Et surtout il revient sur un thème qui lui est cher. En décembre 1992, il publiait dans la revue Esprit un article intitulé « Deux universalismes », où il opposait un universalisme de surplomb, qui s’impose de manière irréversible, et un universalisme réitératif, où les découvertes et les inventions les plus fondamentales de la vie humaine doivent être régulièrement redécouvertes, réinventées, réitérées dans les contextes nouveaux où les paroles anciennes ne disent plus rien : c’est sans doute que les jugements les plus justes, à force d’être répétés, deviennent des préjugés, que les découvertes les plus criantes de vérité deviennent des croyances établies. Il propose donc une universalité réitérative : il n’y a pas de Révélation ni de Loi, pas de Démocratie ni de Droits de l’homme, pas de Libération qui seraient « une fois pour toutes » et partout !
C’est aussi que nous n’avons de morale que formulée dans le langage d’une époque, et pas plus universellement définitive qu’une œuvre littéraire ou architecturale qui se prétendrait le dernier poème ou le dernier bâtiment ! Comme le disait aussi Ricœur, nous n’avons d’accès à l’universel que métaphorique, et selon notre langage, notre forme de société, notre époque, nous n’aurons pas les mêmes métaphores. Tout ce qui est universel doit reconnaître sa particularité, nous rappelle Walzer à l’encontre d’un « paulinisme » facile, largement sécularisé dans le monde occidental. Une universalité « réitérative », « métaphorique », on pourrait ajouter : « résistible ». C’est que tout ce qui est particulier pourrait prétendre à l’universalité : il n’y a pas d’un côté une culture-civilisation légitimement universaliste, et de l’autre des cultures tribales particulières. Tout ce qui semble particulier est doté d’une teneur universalisable. Et cela pourrait nous conduire au chaos mondial des universalismes combattants, chacune prétendant éliminer les autres. Cela pourrait aussi et plus probablement nous conduire au relativisme culturel, au scepticisme. Pour échapper à cette alternative, il faudrait penser une universalité résistible, qui n’existe qu’à être acceptée et reconnue, mais qui peut être refusée, et qui s’atteste en respectant la réitération créatrice des autres.

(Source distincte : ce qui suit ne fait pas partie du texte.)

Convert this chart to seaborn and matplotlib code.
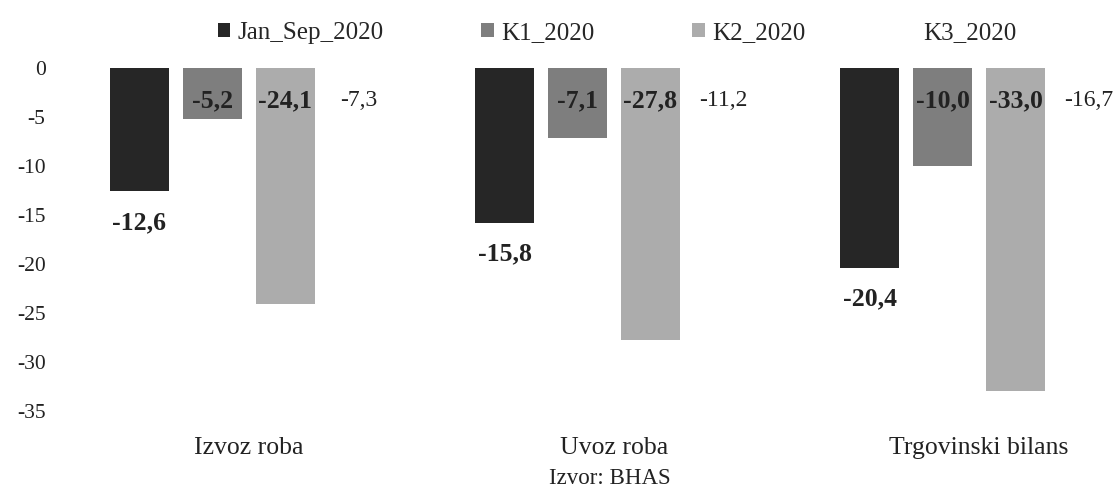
import matplotlib
matplotlib.use("Agg")
import matplotlib.pyplot as plt
import seaborn as sns
import pandas as pd

categories = ["Izvoz roba", "Uvoz roba", "Trgovinski bilans"]
series = ["Jan_Sep_2020", "K1_2020", "K2_2020", "K3_2020"]
jan_sep = [-12.6, -15.8, -20.4]
k1 = [-5.2, -7.1, -10.0]
k2 = [-24.1, -27.8, -33.0]
k3 = [-7.3, -11.2, -16.7]
yticks = [0, -5, -10, -15, -20, -25, -30, -35]
source = "Izvor: BHAS"

rows = []
for s, vals in zip(series, [jan_sep, k1, k2, k3]):
    for c, v in zip(categories, vals):
        rows.append({"cat": c, "series": s, "val": v})
df = pd.DataFrame(rows)

sns.set_theme(style="white")
plt.rcParams["font.family"] = ["Liberation Serif", "DejaVu Serif"]

fig = plt.figure(figsize=(11.2, 4.92), dpi=100)
# 0 at y=68 px, 9.8 px per unit
top_px = 68 - 9.8 * 1
bot_px = 68 + 9.8 * 36
ax = fig.add_axes([65 / 1120, 1 - bot_px / 492, 1 - 65 / 1120, (bot_px - top_px) / 492])

palette = {"Jan_Sep_2020": "#262626", "K1_2020": "#7e7e7e",
           "K2_2020": "#acacac", "K3_2020": "#ffffff"}
sns.barplot(data=df, x="cat", y="val", hue="series", order=categories,
            hue_order=series, palette=palette, width=0.8, gap=0.2,
            saturation=1, ax=ax, linewidth=0)

ax.set_ylim(-36, 1)
ax.set_xlim(-0.504, 2.386)
ax.set_yticks(yticks)
ax.set_yticklabels([str(t) for t in yticks], fontsize=15.5, color="#222222")
ax.tick_params(axis="y", length=0, pad=14)
ax.tick_params(axis="x", length=0, pad=12)
ax.set_xticks(range(len(categories)))
ax.set_xticklabels(categories, fontsize=18.5, color="#222222")
ax.set_xlabel("")
ax.set_ylabel("")
for sp in ax.spines.values():
    sp.set_visible(False)

fmt = lambda v: f"{v:.1f}".replace(".", ",")
for i, cont in enumerate(ax.containers):
    vals = [jan_sep, k1, k2, k3][i]
    if i == 0:
        ax.bar_label(cont, labels=[fmt(v) for v in vals], padding=14,
                     fontsize=18.5, fontweight="bold", color="#222222")
    else:
        for p, v in zip(cont.patches, vals):
            ax.text(p.get_x() + p.get_width() / 2, -3.3, fmt(v),
                    ha="center", va="center", fontsize=18.5 if i < 3 else 17,
                    fontweight="bold" if i < 3 else "normal", color="#222222")

handles, labels = ax.get_legend_handles_labels()
ax.legend_.remove()
fig.legend(handles, labels, loc="center", bbox_to_anchor=(617 / 1120, 1 - 33 / 492),
           ncol=4, frameon=False, fontsize=18, handlelength=0.5, handleheight=0.5,
           handletextpad=0.3, columnspacing=3.9)

fig.text(610 / 1120, 1 - 478 / 492, source, ha="center", va="center",
         fontsize=16.5, color="#222222")

fig.savefig("out.png", dpi=100, facecolor="white")
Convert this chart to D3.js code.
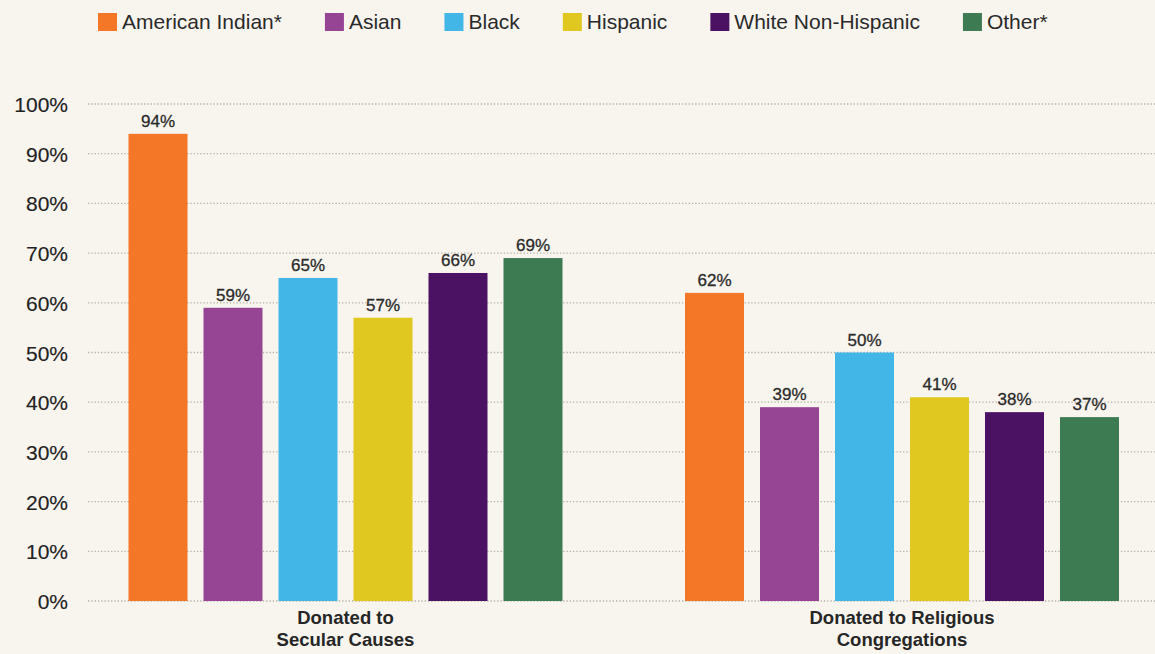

D’où l’intérêt de proposer un simple récit particulier, celui de la libération d’un peuple, l’Exode, et non une théologie d’emblée universelle. Walzer rouvre en passant le problème de notre lecture de Paul1. On sent dans ce texte l’ironie juive à l’égard de ceux qui ont trouvé la réponse définitive, le « une fois pour toute » et le « par un seul ». C’est ici l’immense intérêt de ce texte de Walzer, de nous appeler, comme Bayle le faisait en son temps, à une théologie qui intègre radicalement le pluralisme, l’idée que le Peuple élu n’est qu’une lumière parmi d’autres, et que Dieu est capable d’élire aussi les ennemis de son peuple ! Walzer nous laisse alors avec cette question essentielle : que se passe-t-il quand les différentes libérations-promesses sont en conflit ? Nous croyons peut-être trop vite à l’intersectionalité messianique des luttes, alors que ce conflit des libérations est justement ce qui ouvre l’espace proprement politique qui nous manque.
1. J’avais commencé à m’y atteler dans « La question occidentale. Le double sens du trait d’union », in Cités, n° 34, 2008/2. J’ajouterai ici que Calvin propose, par sa conception de la pluralité concomitante des alliances, une voix qui échappe à ce paulinisme trop triomphant dans sa kenose même, trop « hégélien ».